- Born: Los Angeles, California, U.S.
- Occupation: Actor
- Years active: 1987–2006
- Relatives: Anndi McAfee (sister)

= Scott McAfee =

American actor

Scott McAfee is an American former actor known as the second voice of Littlefoot in The Land Before Time franchise.

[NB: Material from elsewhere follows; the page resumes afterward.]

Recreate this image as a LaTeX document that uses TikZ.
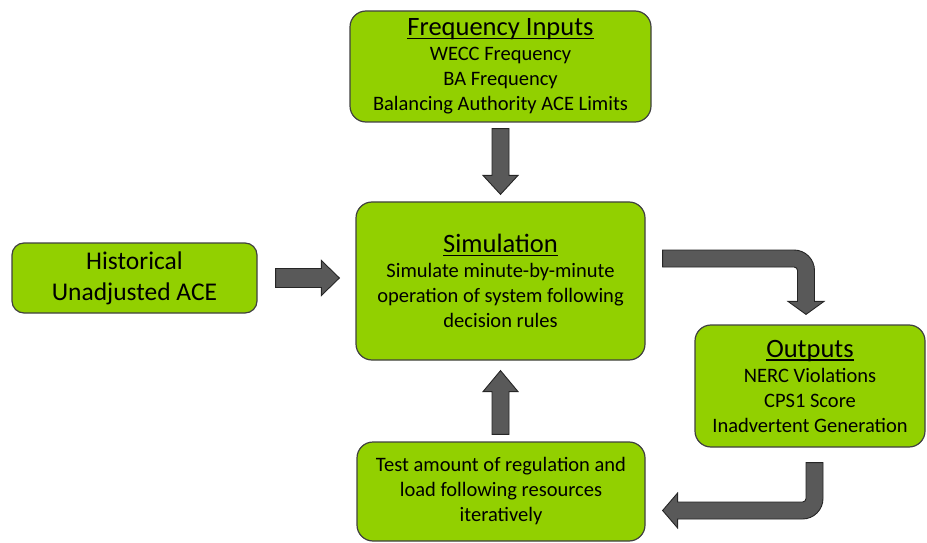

He is the younger brother of Anndi McAfee, who is the current voice of The Land Before Time character Cera.

==Filmography==

=== Television ===

| Year | Title | Role | Notes |
|---|---|---|---|
| 1992 | Her Final Fury: Betty Broderick, the Last Chapter | Todd Wells | Television film |
| 1993 | Home Free | Lucas Bailey | 13 episodes |
| 1993 | Lois & Clark: The New Adventures of Superman | Phillip Manning | Episode: "Smart Kids" |
| 1994 | Batman: The Animated Series | Chris Carlyle (voice) | Episode: "House and Garden" |
| 1994–1995 | Bump in the Night | Boy (voice) | 6 episodes |
| 1995 | Animaniacs | Scooter (voice) | Episode: "The Kid in the Lid" |
| 1995 | Freakazoid! | Louis (voice) | Episode: "Fatman and Boy Blubber" |
| 1999 | Batman Beyond | Willie Watt (voice) | 2 episodes |

===Film===

| Year | Title | Role | Notes |
|---|---|---|---|
| 1988 | Midnight Run | Boy on Plane |  |
| 1994 | The Land Before Time II: The Great Valley Adventure | Littlefoot (voice) | Direct-to-video |
| 1995 | The Land Before Time III: The Time of the Great Giving | Littlefoot (voice) | Direct-to-video |
| 1995 | Toy Story | Kid (voice) |  |
| 1996 | The Oz Kids series | Scarecrow Jr. (voice) | Direct-to-video |
| 1996 | The Land Before Time IV: Journey Through the Mists | Littlefoot (voice) | Direct-to-video |

==Recognition==
In 1994, McAfee was nominated for a Young Artist Award for "Best Youth Actor in a Voiceover Role - TV or Movie" for his work in Batman: The Animated Series and Best Youth Actor Leading Role in a Television Series for his 1993 work in Home Free.